The Best Places to Work in the Federal Government® rankings offer valuable insights into employee views of the federal workplace and while government-wide and agency perspectives offer important information, it doesn’t tell the entire story. It is important to examine the perspectives of employees across several demographic groups, to see if there are groups of employees who may be experiencing the workplace differently.
Previous iterations of the Best Places to Work rankings identified gaps in employee job satisfaction along gender and age lines, and 2012 was no different.
Government-wide, men were marginally more satisfied with their jobs than women, with a score of 64.3, compared to women with a score of 63.9 out of 100. Scores for men decreased by 2.1 points compared to 2011, while scores for women decreased by 3.2 points.
Federal workers under the age of 40 had a 2012 Best Places to Work score of 63.4, a decrease of 4.4 points compared to 2011. The score for federal workers over 40 was 64.6, a decline of 1.9 points from 2011. The decline in both age groups coincides with a decrease in the overall government-wide score that measures federal employee job satisfaction and commitment.

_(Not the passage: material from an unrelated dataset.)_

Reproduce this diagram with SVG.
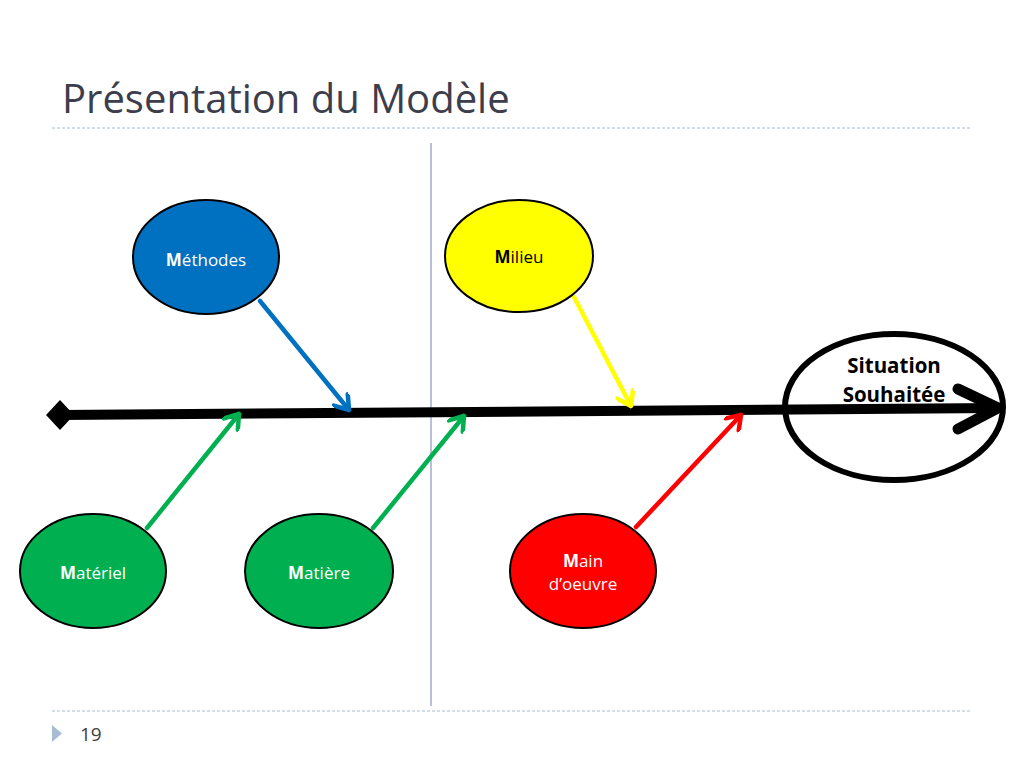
<svg xmlns="http://www.w3.org/2000/svg" width="1024" height="768" viewBox="0 0 1024 768">
<style>
.title{font-family:"Open Sans","Liberation Sans",sans-serif;font-size:40px;fill:#3d3d4c}
.lbl{font-family:"Open Sans","Liberation Sans",sans-serif;font-size:17px;text-anchor:middle}
.big{font-family:"Open Sans","Liberation Sans",sans-serif;font-size:20.5px;font-weight:bold;text-anchor:middle;fill:#000}
.node{stroke:#000;stroke-width:2}
.conn{stroke-width:4.5;fill:none;stroke-linecap:round}
.dash{stroke:#a9bccd;stroke-width:1;stroke-dasharray:3 2;fill:none}
</style>
<defs>
<marker id="mBlue" viewBox="-16 -10 18 20" refX="0" refY="0" markerWidth="18" markerHeight="20" markerUnits="userSpaceOnUse" orient="auto"><path d="M-13 -9 L0 0 L-13 9" fill="none" stroke="#0070c0" stroke-width="4.5" stroke-linecap="round" stroke-linejoin="round"/></marker>
<marker id="mYellow" viewBox="-16 -10 18 20" refX="0" refY="0" markerWidth="18" markerHeight="20" markerUnits="userSpaceOnUse" orient="auto"><path d="M-13 -9 L0 0 L-13 9" fill="none" stroke="#ffff00" stroke-width="4.5" stroke-linecap="round" stroke-linejoin="round"/></marker>
<marker id="mGreen" viewBox="-16 -10 18 20" refX="0" refY="0" markerWidth="18" markerHeight="20" markerUnits="userSpaceOnUse" orient="auto"><path d="M-13 -9 L0 0 L-13 9" fill="none" stroke="#00b050" stroke-width="4.5" stroke-linecap="round" stroke-linejoin="round"/></marker>
<marker id="mRed" viewBox="-16 -10 18 20" refX="0" refY="0" markerWidth="18" markerHeight="20" markerUnits="userSpaceOnUse" orient="auto"><path d="M-13 -9 L0 0 L-13 9" fill="none" stroke="#ff0000" stroke-width="4.5" stroke-linecap="round" stroke-linejoin="round"/></marker>
</defs>
<rect width="1024" height="768" fill="#fff"/>
<text class="title" x="62" y="113">Présentation du Modèle</text>
<line class="dash" x1="52" y1="128" x2="972" y2="128"/>
<line class="dash" x1="52" y1="711" x2="972" y2="711"/>
<line x1="431" y1="143" x2="431" y2="706" stroke="#7383b5" stroke-width="1"/>
<polygon points="52,725 62,733.5 52,742" fill="#a7bdd6"/>
<text x="80" y="741" font-family="'Open Sans','Liberation Sans',sans-serif" font-size="19" fill="#404040">19</text>

<g id="spine">
<line x1="60" y1="415" x2="998" y2="408" stroke="#000" stroke-width="10"/>
<polygon points="46,415 60,400 74,415 60,430" fill="#000"/>
<polyline points="958,389 998,408 958,429" fill="none" stroke="#000" stroke-width="11" stroke-linecap="round" stroke-linejoin="round"/>
</g>

<g id="connectors">
<line class="conn" stroke="#0070c0" x1="260" y1="301" x2="349" y2="410" marker-end="url(#mBlue)"/>
<line class="conn" stroke="#ffff00" x1="574" y1="297" x2="631" y2="406" marker-end="url(#mYellow)"/>
<line class="conn" stroke="#00b050" x1="147" y1="528" x2="239" y2="414" marker-end="url(#mGreen)"/>
<line class="conn" stroke="#00b050" x1="373" y1="528" x2="464" y2="416" marker-end="url(#mGreen)"/>
<line class="conn" stroke="#ff0000" x1="636" y1="527" x2="741" y2="415" marker-end="url(#mRed)"/>
</g>

<g id="methodes">
<ellipse class="node" cx="206" cy="257" rx="73" ry="57" fill="#0070c0"/>
<text class="lbl" x="206" y="266" fill="#fff"><tspan font-weight="bold">M</tspan>éthodes</text>
</g>
<g id="milieu">
<ellipse class="node" cx="519" cy="256" rx="74" ry="56" fill="#ffff00"/>
<text class="lbl" x="519" y="263" fill="#000"><tspan font-weight="bold">M</tspan>ilieu</text>
</g>
<g id="materiel">
<ellipse class="node" cx="93" cy="571" rx="73" ry="57" fill="#00b050"/>
<text class="lbl" x="93" y="579" fill="#fff"><tspan font-weight="bold">M</tspan>atériel</text>
</g>
<g id="matiere">
<ellipse class="node" cx="319" cy="571" rx="74" ry="57" fill="#00b050"/>
<text class="lbl" x="319" y="579" fill="#fff"><tspan font-weight="bold">M</tspan>atière</text>
</g>
<g id="main">
<ellipse class="node" cx="583" cy="571" rx="73" ry="57" fill="#ff0000"/>
<text class="lbl" x="583" y="567" fill="#fff"><tspan font-weight="bold">M</tspan>ain</text>
<text class="lbl" x="583" y="590" fill="#fff">d’oeuvre</text>
</g>
<g id="situation">
<ellipse cx="894" cy="407" rx="109" ry="73" fill="none" stroke="#000" stroke-width="6"/>
<text class="big" x="894" y="373">Situation</text>
<text class="big" x="894" y="402">Souhaitée</text>
</g>
</svg>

Among racial and national origin groups, there was a 12 point gap between the high and low scoring racial and ethnic groups.
Employees who classify themselves as Asian were most satisfied with a score of 68.8, which is eight points above the government-wide score of 60.8. They were followed by black employees (64.9), Hispanic or Latino (64.4), white (64.4), Native Hawaiian or other Pacific Islanders (62.9), American Indian (58.3) and multi-racial (56.9). On average, scores for each group dropped by about 3 points compared to 2011.
New to the rankings this year is demographic information on military service and on disability status of federal employees.
The data showed non veterans (64.7) were slightly more satisfied than veterans (63.1).
Among all of the federal employees surveyed, those with a disability registered a job satisfaction score of 58.0, while those who do not have a disability had a score of 65.2.
The data also showed that members of the Senior Executive Service (SES), the federal leadership corps, had a job satisfaction score of 82.6, far higher that the government-wide score of 60.8.